--- TASK OBJECTIVE ---
Reproduce the full listing below unchanged, apart from the pictures.

--- EXTRACTED DATA ---
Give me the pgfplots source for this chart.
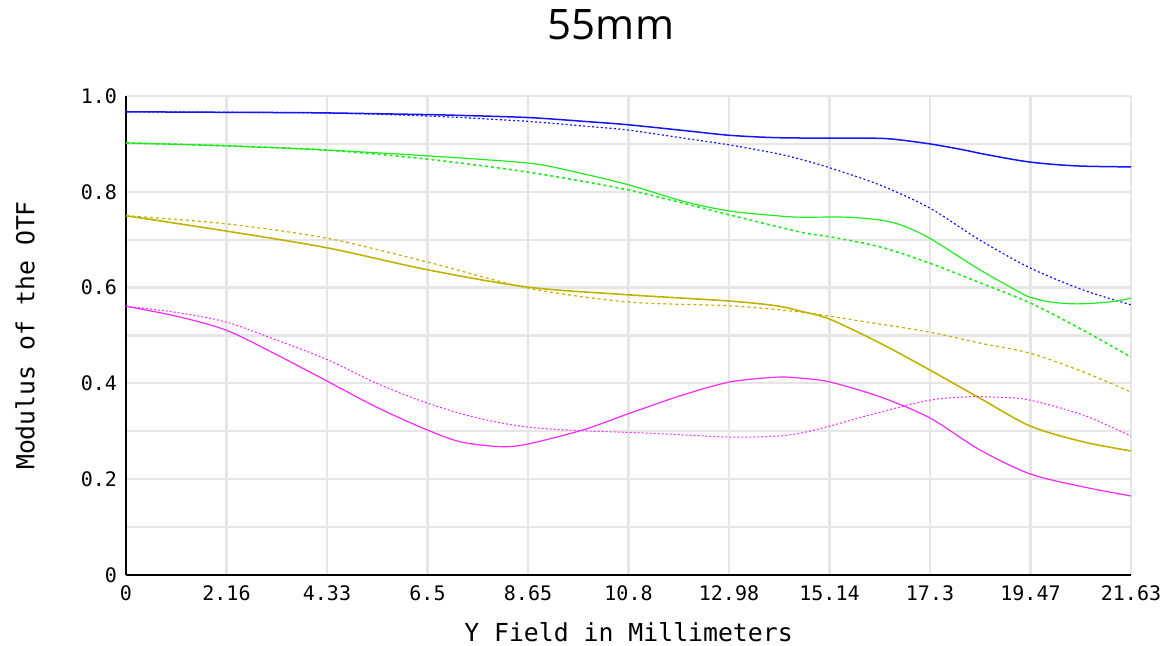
\documentclass[border=0pt]{standalone}
\usepackage{pgfplots}
\pgfplotsset{compat=1.18}
\usepackage{fontspec}
\setmainfont{Open Sans}
\newfontfamily\monof{DejaVu Sans Mono}
\definecolor{cblue}{RGB}{20,20,245}
\definecolor{cgreen}{RGB}{30,235,30}
\definecolor{colive}{RGB}{190,180,0}
\definecolor{cmag}{RGB}{245,40,245}
\definecolor{cgrid}{RGB}{230,230,230}
\begin{document}
\begin{tikzpicture}
\useasboundingbox (-63pt,-35.5pt) rectangle (518pt,287.5pt);
\begin{axis}[
  at={(0,0)}, anchor=south west,
  scale only axis, width=502.5pt, height=239.5pt,
  xmin=0, xmax=21.63, ymin=0, ymax=1,
  axis x line*=bottom, axis y line*=left,
  axis line style={black, line width=1pt, -},
  xtick={0,2.163,4.326,6.489,8.652,10.815,12.978,15.141,17.304,19.467,21.63},
  xticklabels={0,2.16,4.33,6.5,8.65,10.8,12.98,15.14,17.3,19.47,21.63},
  ytick={0,0.2,0.4,0.6,0.8,1.0},
  yticklabels={0,0.2,0.4,0.6,0.8,1.0},
  minor ytick={0.1,0.3,0.5,0.7,0.9},
  grid=both,
  major grid style={cgrid, line width=1.1pt},
  minor grid style={cgrid, line width=1.1pt},
  major tick length=0pt, minor tick length=0pt,
  tick label style={font=\monof\fontsize{10}{11}\selectfont, text=black},
  xticklabel style={yshift=-2pt},
  yticklabel style={xshift=-1pt},
  clip=false,
  every axis plot/.append style={smooth, tension=0.5},
]
\addplot[cblue, line width=0.75pt] coordinates {(0,0.967)(2,0.966)(4,0.965)(6,0.962)(7,0.960)(8.65,0.955)(10,0.946)(10.8,0.94)(12,0.928)(12.98,0.918)(14,0.913)(15.14,0.912)(16,0.912)(16.5,0.91)(17.3,0.90)(18,0.888)(18.5,0.878)(19.46,0.862)(20.47,0.854)(21.63,0.852)};
\addplot[cblue, line width=0.6pt, dash pattern=on 1pt off 1.2pt] coordinates {(0,0.967)(2,0.966)(4,0.965)(5,0.963)(6,0.96)(7,0.956)(8.65,0.947)(10,0.936)(10.8,0.929)(12,0.912)(12.98,0.898)(14,0.88)(14.51,0.868)(15.15,0.85)(16.23,0.814)(17.3,0.766)(18.38,0.699)(19.46,0.641)(20.6,0.595)(21.63,0.564)};
\addplot[cgreen, line width=0.6pt] coordinates {(0,0.902)(2.16,0.896)(4.33,0.887)(6.5,0.875)(8.65,0.86)(9.5,0.845)(10.8,0.815)(12,0.78)(12.98,0.76)(14,0.75)(14.51,0.747)(15.5,0.747)(16.23,0.741)(16.7,0.73)(17.3,0.703)(18.38,0.637)(19.24,0.59)(19.46,0.58)(19.89,0.57)(20.47,0.566)(21.18,0.57)(21.63,0.578)};
\addplot[cgreen, line width=0.8pt, dash pattern=on 1.5pt off 1.5pt] coordinates {(0,0.902)(2.16,0.896)(4.33,0.887)(6.5,0.868)(8.65,0.841)(10.8,0.804)(12.98,0.752)(14.51,0.716)(15.15,0.706)(16.23,0.685)(17.3,0.651)(18.38,0.61)(19.46,0.568)(20.6,0.511)(21.63,0.455)};
\addplot[colive, line width=0.8pt] coordinates {(0,0.75)(2.16,0.718)(4.33,0.683)(6.5,0.637)(8.65,0.601)(10.8,0.585)(12.98,0.572)(14,0.562)(14.51,0.551)(15.15,0.534)(16.23,0.484)(17.3,0.428)(18.38,0.369)(19.46,0.311)(20.6,0.278)(21.63,0.259)};
\addplot[colive, line width=0.6pt, dash pattern=on 1.5pt off 1.5pt] coordinates {(0,0.75)(2.16,0.733)(4.33,0.703)(6.5,0.653)(8.65,0.599)(10.8,0.57)(12.98,0.562)(14.51,0.549)(15.95,0.528)(17.3,0.507)(18.38,0.484)(19.46,0.463)(20.6,0.424)(21.63,0.382)};
\addplot[cmag, line width=0.6pt] coordinates {(0,0.561)(1.1,0.54)(2.16,0.511)(3.2,0.462)(4.326,0.405)(5.4,0.35)(6.479,0.303)(7.2,0.278)(8.05,0.268)(8.63,0.273)(9.84,0.303)(10.85,0.338)(11.99,0.376)(13.0,0.403)(14.01,0.413)(14.51,0.411)(15.15,0.403)(16.23,0.372)(17.3,0.328)(18.38,0.261)(19.46,0.211)(20.6,0.184)(21.63,0.165)};
\addplot[cmag, line width=0.5pt, dash pattern=on 1pt off 1pt] coordinates {(0,0.561)(1.1,0.548)(2.16,0.528)(3.2,0.492)(4.326,0.45)(5.4,0.4)(6.479,0.359)(7.555,0.328)(8.63,0.309)(9.84,0.301)(11.28,0.296)(13.0,0.288)(14.01,0.29)(14.51,0.296)(15.15,0.311)(16.23,0.34)(17.3,0.365)(18.1,0.372)(18.81,0.371)(19.46,0.365)(20.6,0.334)(21.63,0.29)};
\end{axis}
\node[font=\monof\fontsize{12.4}{14}\selectfont] at (251.25pt,-28.5pt) {Y Field in Millimeters};
\node[rotate=90, font=\monof\fontsize{12.4}{14}\selectfont] at (-50.5pt,119.75pt) {Modulus of the OTF};
\node[font=\fontsize{21}{24}\selectfont] at (242.5pt,275pt) {55mm};
\end{tikzpicture}
\end{document}
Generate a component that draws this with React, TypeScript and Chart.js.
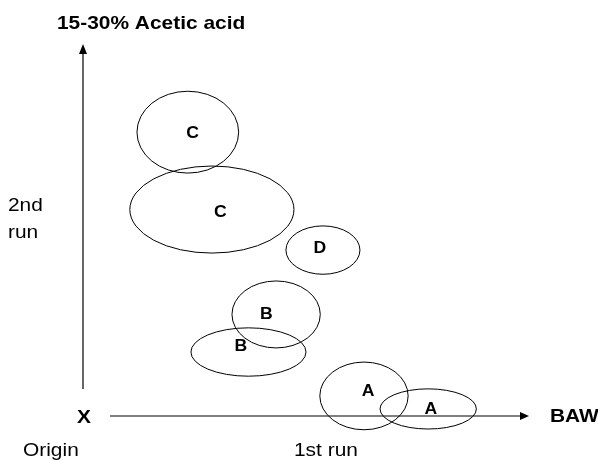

--- CORRECT RESULT ---
Give me the pgfplots source for this chart.
\documentclass[border=0pt]{standalone}
\usepackage{pgfplots}
\pgfplotsset{compat=1.18}
\usepackage{fontspec}
\setmainfont{Open Sans}
\newfontfamily\monof{DejaVu Sans Mono}
\definecolor{cblue}{RGB}{20,20,245}
\definecolor{cgreen}{RGB}{30,235,30}
\definecolor{colive}{RGB}{190,180,0}
\definecolor{cmag}{RGB}{245,40,245}
\definecolor{cgrid}{RGB}{230,230,230}
\begin{document}
\begin{tikzpicture}
\useasboundingbox (-63pt,-35.5pt) rectangle (518pt,287.5pt);
\begin{axis}[
  at={(0,0)}, anchor=south west,
  scale only axis, width=502.5pt, height=239.5pt,
  xmin=0, xmax=21.63, ymin=0, ymax=1,
  axis x line*=bottom, axis y line*=left,
  axis line style={black, line width=1pt, -},
  xtick={0,2.163,4.326,6.489,8.652,10.815,12.978,15.141,17.304,19.467,21.63},
  xticklabels={0,2.16,4.33,6.5,8.65,10.8,12.98,15.14,17.3,19.47,21.63},
  ytick={0,0.2,0.4,0.6,0.8,1.0},
  yticklabels={0,0.2,0.4,0.6,0.8,1.0},
  minor ytick={0.1,0.3,0.5,0.7,0.9},
  grid=both,
  major grid style={cgrid, line width=1.1pt},
  minor grid style={cgrid, line width=1.1pt},
  major tick length=0pt, minor tick length=0pt,
  tick label style={font=\monof\fontsize{10}{11}\selectfont, text=black},
  xticklabel style={yshift=-2pt},
  yticklabel style={xshift=-1pt},
  clip=false,
  every axis plot/.append style={smooth, tension=0.5},
]
\addplot[cblue, line width=0.75pt] coordinates {(0,0.967)(2,0.966)(4,0.965)(6,0.962)(7,0.960)(8.65,0.955)(10,0.946)(10.8,0.94)(12,0.928)(12.98,0.918)(14,0.913)(15.14,0.912)(16,0.912)(16.5,0.91)(17.3,0.90)(18,0.888)(18.5,0.878)(19.46,0.862)(20.47,0.854)(21.63,0.852)};
\addplot[cblue, line width=0.6pt, dash pattern=on 1pt off 1.2pt] coordinates {(0,0.967)(2,0.966)(4,0.965)(5,0.963)(6,0.96)(7,0.956)(8.65,0.947)(10,0.936)(10.8,0.929)(12,0.912)(12.98,0.898)(14,0.88)(14.51,0.868)(15.15,0.85)(16.23,0.814)(17.3,0.766)(18.38,0.699)(19.46,0.641)(20.6,0.595)(21.63,0.564)};
\addplot[cgreen, line width=0.6pt] coordinates {(0,0.902)(2.16,0.896)(4.33,0.887)(6.5,0.875)(8.65,0.86)(9.5,0.845)(10.8,0.815)(12,0.78)(12.98,0.76)(14,0.75)(14.51,0.747)(15.5,0.747)(16.23,0.741)(16.7,0.73)(17.3,0.703)(18.38,0.637)(19.24,0.59)(19.46,0.58)(19.89,0.57)(20.47,0.566)(21.18,0.57)(21.63,0.578)};
\addplot[cgreen, line width=0.8pt, dash pattern=on 1.5pt off 1.5pt] coordinates {(0,0.902)(2.16,0.896)(4.33,0.887)(6.5,0.868)(8.65,0.841)(10.8,0.804)(12.98,0.752)(14.51,0.716)(15.15,0.706)(16.23,0.685)(17.3,0.651)(18.38,0.61)(19.46,0.568)(20.6,0.511)(21.63,0.455)};
\addplot[colive, line width=0.8pt] coordinates {(0,0.75)(2.16,0.718)(4.33,0.683)(6.5,0.637)(8.65,0.601)(10.8,0.585)(12.98,0.572)(14,0.562)(14.51,0.551)(15.15,0.534)(16.23,0.484)(17.3,0.428)(18.38,0.369)(19.46,0.311)(20.6,0.278)(21.63,0.259)};
\addplot[colive, line width=0.6pt, dash pattern=on 1.5pt off 1.5pt] coordinates {(0,0.75)(2.16,0.733)(4.33,0.703)(6.5,0.653)(8.65,0.599)(10.8,0.57)(12.98,0.562)(14.51,0.549)(15.95,0.528)(17.3,0.507)(18.38,0.484)(19.46,0.463)(20.6,0.424)(21.63,0.382)};
\addplot[cmag, line width=0.6pt] coordinates {(0,0.561)(1.1,0.54)(2.16,0.511)(3.2,0.462)(4.326,0.405)(5.4,0.35)(6.479,0.303)(7.2,0.278)(8.05,0.268)(8.63,0.273)(9.84,0.303)(10.85,0.338)(11.99,0.376)(13.0,0.403)(14.01,0.413)(14.51,0.411)(15.15,0.403)(16.23,0.372)(17.3,0.328)(18.38,0.261)(19.46,0.211)(20.6,0.184)(21.63,0.165)};
\addplot[cmag, line width=0.5pt, dash pattern=on 1pt off 1pt] coordinates {(0,0.561)(1.1,0.548)(2.16,0.528)(3.2,0.492)(4.326,0.45)(5.4,0.4)(6.479,0.359)(7.555,0.328)(8.63,0.309)(9.84,0.301)(11.28,0.296)(13.0,0.288)(14.01,0.29)(14.51,0.296)(15.15,0.311)(16.23,0.34)(17.3,0.365)(18.1,0.372)(18.81,0.371)(19.46,0.365)(20.6,0.334)(21.63,0.29)};
\end{axis}
\node[font=\monof\fontsize{12.4}{14}\selectfont] at (251.25pt,-28.5pt) {Y Field in Millimeters};
\node[rotate=90, font=\monof\fontsize{12.4}{14}\selectfont] at (-50.5pt,119.75pt) {Modulus of the OTF};
\node[font=\fontsize{21}{24}\selectfont] at (242.5pt,275pt) {55mm};
\end{tikzpicture}
\end{document}
Generate a component that draws this with React, TypeScript and Chart.js.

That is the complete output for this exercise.